Task directions:
Return all lines from the listing below in which the string "this" occurs.

Exercise materials:
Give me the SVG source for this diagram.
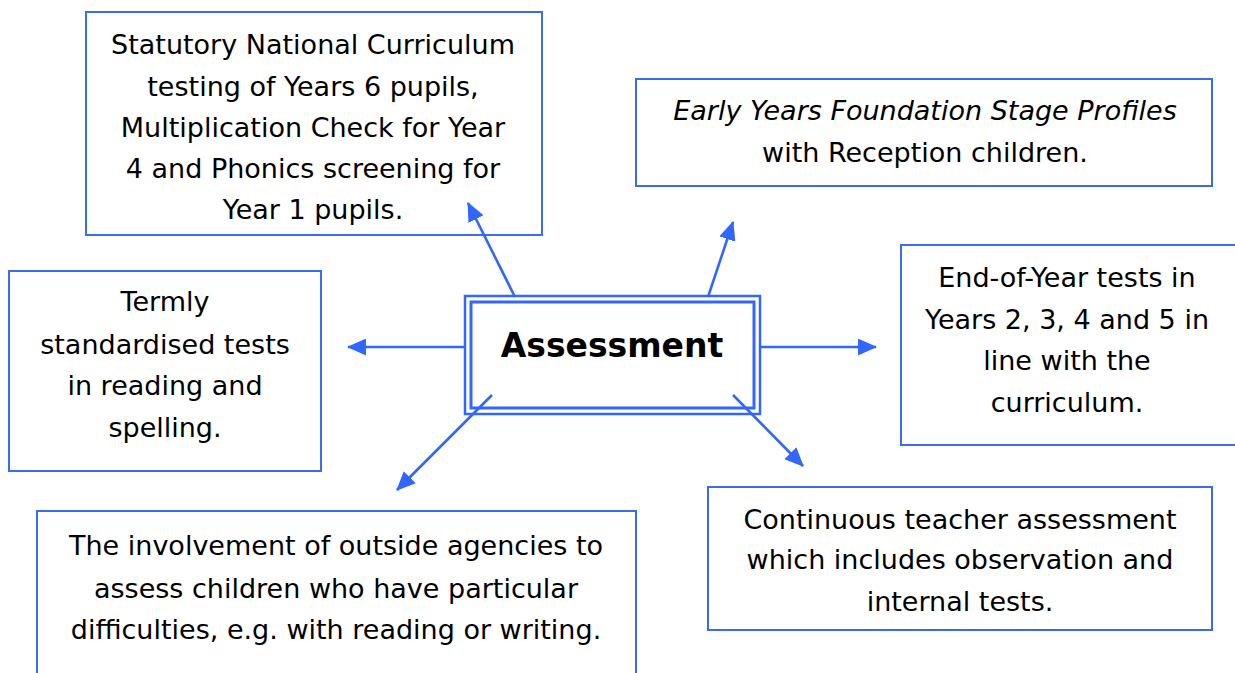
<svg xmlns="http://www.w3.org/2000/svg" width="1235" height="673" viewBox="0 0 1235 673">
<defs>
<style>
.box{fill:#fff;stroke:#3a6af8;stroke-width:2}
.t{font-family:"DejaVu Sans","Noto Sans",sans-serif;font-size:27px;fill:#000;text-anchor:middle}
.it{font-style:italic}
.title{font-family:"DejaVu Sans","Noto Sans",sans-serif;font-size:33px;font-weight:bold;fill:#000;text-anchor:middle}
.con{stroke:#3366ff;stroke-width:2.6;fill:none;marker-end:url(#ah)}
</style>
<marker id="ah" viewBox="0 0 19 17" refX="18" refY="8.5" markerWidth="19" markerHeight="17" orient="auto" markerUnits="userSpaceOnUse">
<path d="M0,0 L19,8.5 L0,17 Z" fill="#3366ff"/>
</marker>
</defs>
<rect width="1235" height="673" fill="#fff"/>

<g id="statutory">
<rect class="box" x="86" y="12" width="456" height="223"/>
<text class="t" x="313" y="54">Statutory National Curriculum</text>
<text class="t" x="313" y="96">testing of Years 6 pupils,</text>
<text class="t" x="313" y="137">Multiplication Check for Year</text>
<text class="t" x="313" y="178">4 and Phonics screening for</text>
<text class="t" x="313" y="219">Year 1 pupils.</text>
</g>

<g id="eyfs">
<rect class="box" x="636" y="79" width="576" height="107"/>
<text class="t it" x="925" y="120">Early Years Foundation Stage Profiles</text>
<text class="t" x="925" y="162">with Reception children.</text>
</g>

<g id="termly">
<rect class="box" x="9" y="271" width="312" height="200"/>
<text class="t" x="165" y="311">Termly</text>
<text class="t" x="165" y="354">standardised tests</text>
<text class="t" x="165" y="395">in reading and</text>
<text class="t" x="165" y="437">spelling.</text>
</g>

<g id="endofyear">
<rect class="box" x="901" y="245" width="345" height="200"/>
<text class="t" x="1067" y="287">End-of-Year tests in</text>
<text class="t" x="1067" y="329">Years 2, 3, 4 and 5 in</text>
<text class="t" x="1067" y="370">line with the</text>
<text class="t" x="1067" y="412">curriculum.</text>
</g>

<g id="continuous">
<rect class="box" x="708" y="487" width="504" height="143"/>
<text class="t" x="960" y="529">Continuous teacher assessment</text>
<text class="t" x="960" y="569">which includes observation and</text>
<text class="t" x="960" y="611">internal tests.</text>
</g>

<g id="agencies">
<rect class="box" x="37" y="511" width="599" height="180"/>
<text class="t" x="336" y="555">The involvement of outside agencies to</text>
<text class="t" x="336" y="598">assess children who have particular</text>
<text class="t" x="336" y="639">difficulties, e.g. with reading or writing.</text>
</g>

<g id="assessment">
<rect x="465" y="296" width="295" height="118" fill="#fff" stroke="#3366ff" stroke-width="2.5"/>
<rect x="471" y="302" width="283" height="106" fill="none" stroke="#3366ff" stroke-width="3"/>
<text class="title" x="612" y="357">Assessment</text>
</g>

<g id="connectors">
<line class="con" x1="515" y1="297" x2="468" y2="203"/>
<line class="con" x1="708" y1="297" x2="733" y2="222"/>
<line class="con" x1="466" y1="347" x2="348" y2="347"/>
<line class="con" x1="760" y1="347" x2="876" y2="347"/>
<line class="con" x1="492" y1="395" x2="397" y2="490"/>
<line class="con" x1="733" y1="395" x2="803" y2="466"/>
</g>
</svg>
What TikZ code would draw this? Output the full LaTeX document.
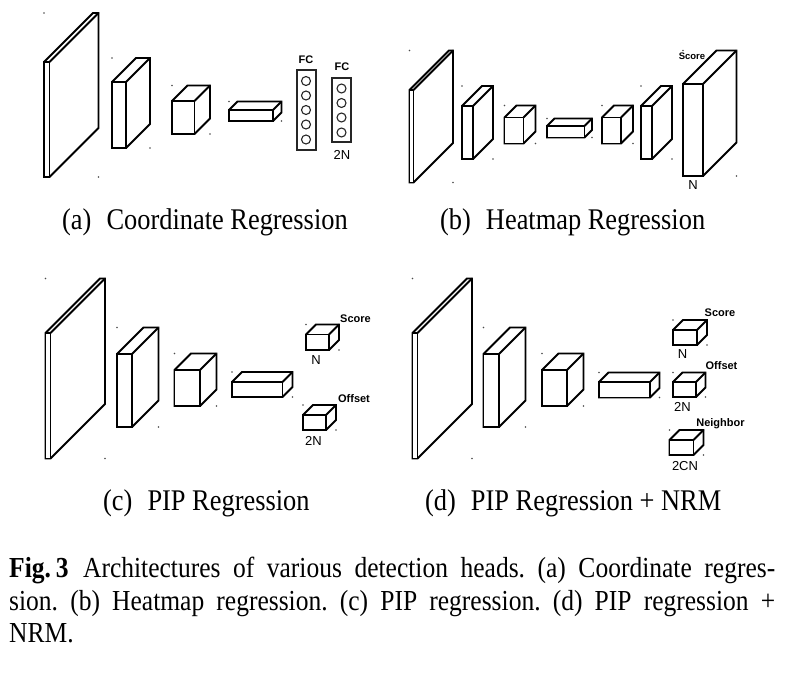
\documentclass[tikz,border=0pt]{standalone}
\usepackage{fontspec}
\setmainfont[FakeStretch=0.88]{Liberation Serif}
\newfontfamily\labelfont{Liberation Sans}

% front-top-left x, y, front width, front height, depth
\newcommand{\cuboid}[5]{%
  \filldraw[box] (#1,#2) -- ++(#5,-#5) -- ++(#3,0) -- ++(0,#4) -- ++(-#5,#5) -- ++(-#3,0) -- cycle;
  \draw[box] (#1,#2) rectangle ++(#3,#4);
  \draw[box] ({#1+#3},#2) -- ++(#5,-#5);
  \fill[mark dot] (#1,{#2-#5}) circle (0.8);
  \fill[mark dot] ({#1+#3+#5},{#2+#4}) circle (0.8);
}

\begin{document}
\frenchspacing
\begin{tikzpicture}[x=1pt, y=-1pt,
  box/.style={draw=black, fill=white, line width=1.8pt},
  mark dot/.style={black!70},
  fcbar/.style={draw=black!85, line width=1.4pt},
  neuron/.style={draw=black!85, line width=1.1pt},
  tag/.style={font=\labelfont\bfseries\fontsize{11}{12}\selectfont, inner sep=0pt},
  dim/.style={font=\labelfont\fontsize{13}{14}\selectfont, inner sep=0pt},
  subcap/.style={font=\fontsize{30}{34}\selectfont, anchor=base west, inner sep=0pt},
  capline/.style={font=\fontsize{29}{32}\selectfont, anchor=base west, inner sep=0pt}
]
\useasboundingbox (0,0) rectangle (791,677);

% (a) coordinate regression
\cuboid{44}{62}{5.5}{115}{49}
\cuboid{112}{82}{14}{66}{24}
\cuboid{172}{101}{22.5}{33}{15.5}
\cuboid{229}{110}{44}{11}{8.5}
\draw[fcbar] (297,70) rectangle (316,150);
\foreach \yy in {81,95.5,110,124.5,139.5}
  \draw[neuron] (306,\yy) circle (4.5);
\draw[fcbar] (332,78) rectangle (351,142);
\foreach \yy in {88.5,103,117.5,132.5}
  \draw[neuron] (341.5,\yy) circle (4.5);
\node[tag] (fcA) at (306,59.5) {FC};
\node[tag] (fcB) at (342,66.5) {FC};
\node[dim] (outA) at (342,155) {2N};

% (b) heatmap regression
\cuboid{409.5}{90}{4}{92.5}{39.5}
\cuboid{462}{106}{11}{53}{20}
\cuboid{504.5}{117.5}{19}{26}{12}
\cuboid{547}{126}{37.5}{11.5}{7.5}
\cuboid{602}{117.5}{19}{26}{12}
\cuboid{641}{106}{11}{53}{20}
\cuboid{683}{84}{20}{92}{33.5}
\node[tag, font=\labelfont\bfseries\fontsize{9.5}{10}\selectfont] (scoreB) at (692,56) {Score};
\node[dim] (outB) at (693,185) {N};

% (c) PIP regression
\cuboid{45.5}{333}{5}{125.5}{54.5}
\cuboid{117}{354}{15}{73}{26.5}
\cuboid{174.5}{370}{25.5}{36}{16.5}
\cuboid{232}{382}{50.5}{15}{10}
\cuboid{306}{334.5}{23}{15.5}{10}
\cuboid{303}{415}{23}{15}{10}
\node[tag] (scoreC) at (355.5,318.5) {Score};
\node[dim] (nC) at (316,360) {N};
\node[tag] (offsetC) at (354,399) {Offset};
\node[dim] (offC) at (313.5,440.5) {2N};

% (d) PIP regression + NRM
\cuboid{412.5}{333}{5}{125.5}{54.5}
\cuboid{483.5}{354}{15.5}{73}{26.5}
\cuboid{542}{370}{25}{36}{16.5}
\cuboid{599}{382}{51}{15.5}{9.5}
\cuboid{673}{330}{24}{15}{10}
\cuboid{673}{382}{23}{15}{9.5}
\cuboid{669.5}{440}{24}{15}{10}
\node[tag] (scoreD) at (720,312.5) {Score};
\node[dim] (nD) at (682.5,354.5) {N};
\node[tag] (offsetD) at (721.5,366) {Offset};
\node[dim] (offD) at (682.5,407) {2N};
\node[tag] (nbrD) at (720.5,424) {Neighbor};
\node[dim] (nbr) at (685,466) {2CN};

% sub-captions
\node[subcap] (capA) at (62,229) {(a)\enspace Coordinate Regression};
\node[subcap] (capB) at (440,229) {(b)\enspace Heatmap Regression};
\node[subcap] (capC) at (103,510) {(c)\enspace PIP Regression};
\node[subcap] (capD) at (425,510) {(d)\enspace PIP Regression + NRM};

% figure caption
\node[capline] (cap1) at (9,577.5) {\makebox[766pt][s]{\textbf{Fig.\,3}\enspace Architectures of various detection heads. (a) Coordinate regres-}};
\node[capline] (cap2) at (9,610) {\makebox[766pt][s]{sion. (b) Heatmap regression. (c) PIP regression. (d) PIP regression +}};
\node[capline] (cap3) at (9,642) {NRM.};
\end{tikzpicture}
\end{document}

Solution to the exercise:
Give me the SVG source for this diagram.
What TikZ code would draw this? Output the full LaTeX document.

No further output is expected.